А Людвиг дрожит и дрожит, и я крепко прижимаю его к себе.
На сегодня после полудня в городе назначена демонстрация. Уже несколько месяцев, как цены непрерывно растут, и нужда сейчас больше, чем во время войны. Заработной платы не хватает на самое необходимое, но, даже имея деньги, не всегда найдешь, что нужно. Зато количество дансингов и ресторанов с горячительными напитками с каждым днем увеличивается, и махрово цветут спекуляция и жульничество.
По улицам проходят отдельные группы бастующих рабочих. То тут, то там собираются толпы. Носятся слухи, будто войска стянуты к казармам. Но солдат пока нигде не видно.
Слышны крики «Долой!» и «Да здравствует!». На перекрестке выступает оратор. И вдруг все смолкает.
Медленно приближаются колонны демонстрантов в выцветших солдатских шинелях. Идут по четыре человека в ряд. Впереди – большие белые плакаты с надписями: «Где же благодарность отечества?» и «Инвалиды войны голодают!»
Плакаты несут однорукие. Они идут, то и дело оглядываясь, не отстают ли от них остальные демонстранты, – те не могут идти так быстро.
За однорукими следуют слепые с овчарками на коротких ремнях. На ошейниках собак – красный крест. С сосредоточенным видом шагает собака рядом с хозяином, Если шествие останавливается, собака мгновенно садится, и слепой останавливается. Иногда бегущие по улице собаки, виляя хвостом и подымая лай, бросаются к овчаркам-поводырям, чтобы поиграть и повозиться с ними. Но те лишь отворачивают головы, никак не реагируя на обнюхивание и лай. И хотя овчарки идут, чутко насторожив уши, и хотя глаза их полны жизни, но движутся они так, точно навеки зареклись бегать и резвиться, точно они понимают свое назначение. Они отличаются от своих собратьев, как сестры милосердия от веселых продавщиц. Пришлые собаки недолго заигрывают с поводырями; после нескольких неудачных попыток они поспешно убегают, как будто спасаются бегством. Только какой-то огромный дворовый пес стоит, широко расставив лапы, и лает упорно и жалобно, пока шествие не исчезает из виду…
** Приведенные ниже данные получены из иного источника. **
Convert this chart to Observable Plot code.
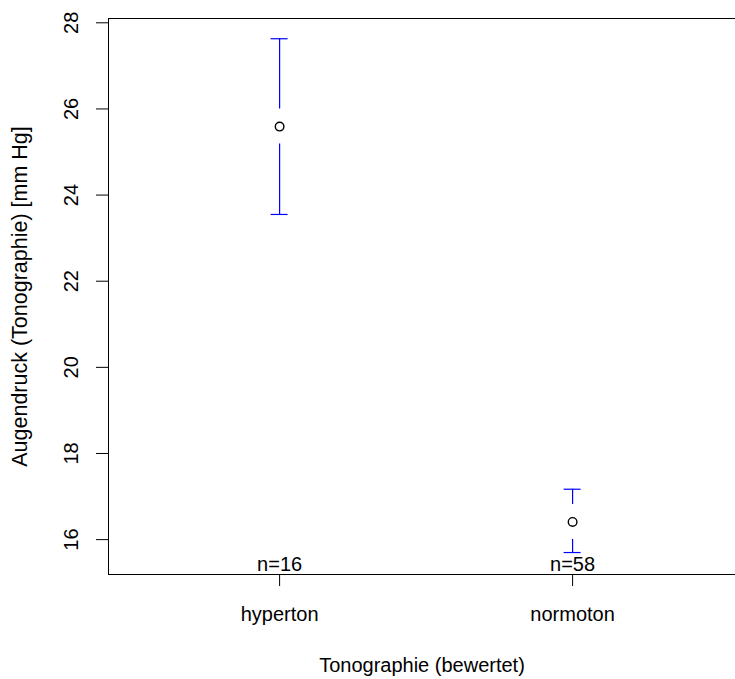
<!DOCTYPE html>
<html><head><meta charset="utf-8">
<script src="https://cdn.jsdelivr.net/npm/d3@7"></script>
<script src="https://cdn.jsdelivr.net/npm/@observablehq/plot@0.6"></script>
<style>body{margin:0;background:#fff}</style>
</head><body><div id="chart"></div>
<script>
const categories = ["hyperton", "normoton"];
const means = [25.59, 16.41];
const upper = [27.63, 17.17];
const lower = [23.55, 15.70];
const counts = [16, 58];
const yTicks = [16, 18, 20, 22, 24, 26, 28];
const xLabel = "Tonographie (bewertet)";
const yLabel = "Augendruck (Tonographie) [mm Hg]";

const data = categories.map((c, i) => ({pos: i + 1, cat: c, mean: means[i], hi: upper[i], lo: lower[i], n: counts[i]}));

const chart = Plot.plot({
  width: 735, height: 679,
  marginLeft: 108, marginTop: 18, marginRight: 0, marginBottom: 105,
  style: {fontFamily: "'Liberation Sans', Arial, sans-serif", fontSize: "20px", color: "black", background: "white"},
  x: {domain: [0.416, 2.556]},
  y: {domain: [15.19, 28.10]},
  marks: [
    Plot.frame({anchor: "top", stroke: "black"}),
    Plot.frame({anchor: "bottom", stroke: "black"}),
    Plot.frame({anchor: "left", stroke: "black"}),
    Plot.axisY(yTicks, {tickSize: 12, tickFormat: () => "", label: null}),
    Plot.text(yTicks, {y: d => d, text: d => String(d), frameAnchor: "left", dx: -37, rotate: -90, textAnchor: "middle", lineAnchor: "middle", fill: "black"}),
    Plot.axisX(data.map(d => d.pos), {tickSize: 12, tickFormat: () => "", label: null}),
    Plot.text(data, {x: "pos", text: "cat", frameAnchor: "bottom", dy: 40, lineAnchor: "middle", fill: "black"}),
    Plot.text([xLabel], {frameAnchor: "bottom", dy: 91, textAnchor: "middle", lineAnchor: "middle", fill: "black"}),
    Plot.text([yLabel], {frameAnchor: "left", dx: -88, rotate: -90, textAnchor: "middle", lineAnchor: "middle", fill: "black", fontSize: 21.5}),
    Plot.text(data, {x: "pos", text: d => "n=" + d.n, frameAnchor: "bottom", dy: -10, lineAnchor: "middle", fill: "black"}),
    Plot.ruleX(data, {x: "pos", y1: "hi", y2: "mean", insetBottom: 17.5, stroke: "blue", strokeWidth: 1.2}),
    Plot.ruleX(data, {x: "pos", y1: "mean", y2: "lo", insetTop: 17.5, stroke: "blue", strokeWidth: 1.2}),
    Plot.ruleY(data, {y: "hi", x1: "pos", x2: "pos", insetLeft: -8.5, insetRight: -8.5, stroke: "blue", strokeWidth: 1.2}),
    Plot.ruleY(data, {y: "lo", x1: "pos", x2: "pos", insetLeft: -8.5, insetRight: -8.5, stroke: "blue", strokeWidth: 1.2}),
    Plot.dot(data, {x: "pos", y: "mean", r: 4.3, stroke: "black", strokeWidth: 1.4, fill: "none"})
  ]
});
document.getElementById("chart").appendChild(chart);
</script>
</body></html>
Как странно: у этих слепцов, потерявших зрение на войне, движения другие, чем у слепорожденных, – стремительнее и в то же время осторожнее, эти люди еще не приобрели уверенности долгих темных лет. В них еще живет воспоминание о красках неба, земле и сумерках. Они держат себя еще как зрячие и, когда кто-нибудь обращается к ним, невольно поворачивают голову, словно хотят взглянуть на говорящего. У некоторых на глазах черные повязки, но большинство повязок не носит, словно без них глаза ближе к свету и краскам. За опущенными головами слепых горит бледный закат. В витринах магазинов вспыхивают первые огни. А эти люди едва ощущают у себя на лбу мягкий и нежный вечерний воздух. В тяжелых сапогах медленно бредут они сквозь вечную тьму, которая тучей обволокла их, и мысли их упорно и уныло вязнут в убогих цифрах, которые для них должны, но не могут, быть хлебом, кровом и жизнью. Медленно встают в потускневших клеточках мозга призраки голода и нужды. Беспомощные, полные глухого страха, чувствуют слепые их приближение, но не видят их и не могут сделать ничего другого, как только, сплотившись, медленно шагать по улицам, поднимая из тьмы к свету мертвенно-бледные лица, с немой мольбой устремленные к тем, кто еще может видеть: когда же вы увидите?!